Wednesday, April 9, 2008

CHAPTER 2. SO. AMERICA-ECUADOR & PERU, CONT.

There is much to see in and near Cusco. At the school auditorium we enjoy a folklore show with dances, music, and pageants in colorful costumes, and an audience almost entirely of local people, not tourists. The archaeological museum at the University of Cusco is very interesting with lovely mummies and big pottery.

The high point, tho, is an overnight excursion in ‘71 to Machu Picchu, starting early in the morning with the train going backward and forward as it climbs up the mountain behind Cusco. It continues on a 3 hour ride thru mountains, indian villages, and down the Urubamba River valley. At the site small busses take us zig zagging up hairpin turns on the road to the ruins on the top of the mountain, and to our hotel.

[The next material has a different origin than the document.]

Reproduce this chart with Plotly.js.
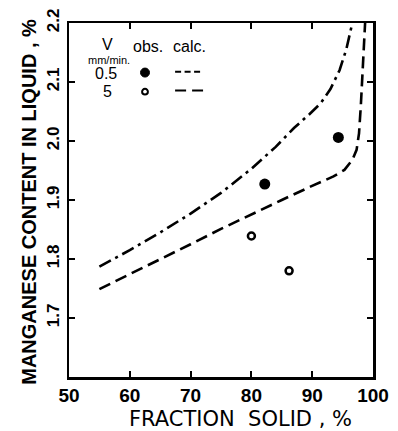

At the ruins we are lucky to have reservations in the small 12 room hotel , offering us a lot of time after and before the daily train load of tourists crowds the site. (We note a luxury hotel, built after our visit, now advertised for the site.) Our hotel is pretty basic, and the food is terrible, but the guests are interesting; we eat dinner with a Swiss diplomat and his wife from N.Y. and the UN. The weather is beautiful, and is much warmer than Cusco because of its lower elevation. Reading Hiram Bingham’s “Lost City of the Incas” beforehand is good preparation to enjoy Machu Picchu.

Terraced hillsides, fed by irrigation channels were used for crops. Fine Inca stone work windows overlook the Urubamba River far below. A carved stone high on a center hill was probably a sun dial (intihuatana). Early in the morning a camper sits playing an Inca flute. The ruins put one in a peaceful and serene mood before the tourist hordes arrived on the train from Cusco. It is a fascinating and exhausting place; the literature says there are 3,800 steps, and we climb up and down many of them while looking at the site.

At two PM of the second day it is time to take the small bus down to the river and the train station. Going down, a native young man runs straight down the steep mountain and greets us as we pass on each switch back of the road. The natives have spread their goods on the ground at the station and we buy a few things while waiting for the train to leave and take us back to Cusco.

We enjoyed everywhere we traveled, but Cusco and Machu Picchu are, in our opinion, the most interesting of the many places we have visited in South America, and should be seen if possible.